As shown in FIGS. 4 and 5, the substrate 11 has an inner surface
11a at which the substrate 11 is fixed to the plate member 15. The
inner surface 11a is formed with a plurality of grooves G, each
extends in the direction X. Each groove G has a rectangular
cross-sectional shape, and is opened at both ends in the direction
X. The grooves G with the plate member 15 fixed to the inner
surface 11a define a plurality of ink channels 31 and a plurality
of dummy channels 32, arranged in an alternate manner. That is,
each ink channel 31 is sandwiched between adjacent two dummy
channels 32. As shown in FIGS. 4 and 6, the ink channel 31 has a
length N in the direction T a length L in the direction X. Further,
the substrate 11 is formed with the plurality of outlet grooves 21
extending in the direction T at its front end portion. Each outlet
groove 21 is connected to a front end of the dummy channel 32.

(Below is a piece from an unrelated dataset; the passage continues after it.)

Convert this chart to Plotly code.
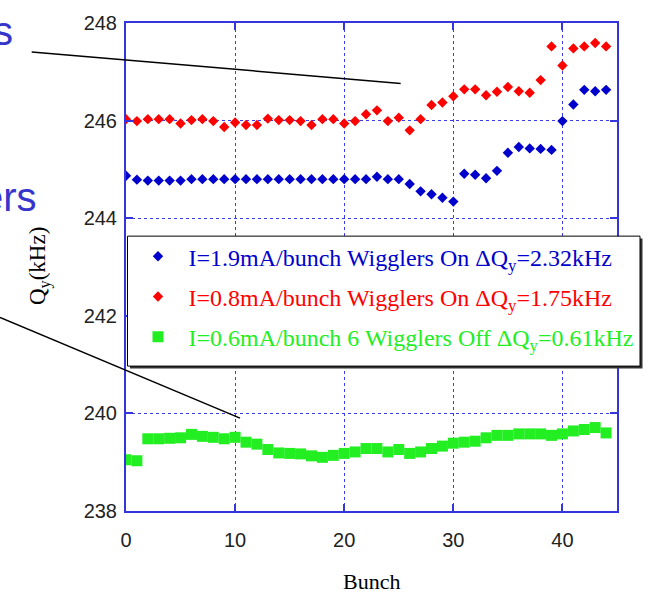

As shown in FIG. 4, each channel 31, 32 is defined by upper walls
33 and lower walls 34 of the substrate 11. The upper walls 33 and
the lower walls 34 are shear-mode actuator walls made of
piezoelectric materials, such as piezoelectric ceramics. The upper
walls 33 are fixed to the plate member 15, and have a polarity in a
direction indicated by an arrow A. The lower walls 34 are connected
to a bottom surface of the channel 31, 32, and have a polarity in a
direction indicated by an arrow B which is opposite to the
direction A.
An electrode 35 is provided to the inner side surface and the
button surface of each ink channel 31 and is electrically grounded.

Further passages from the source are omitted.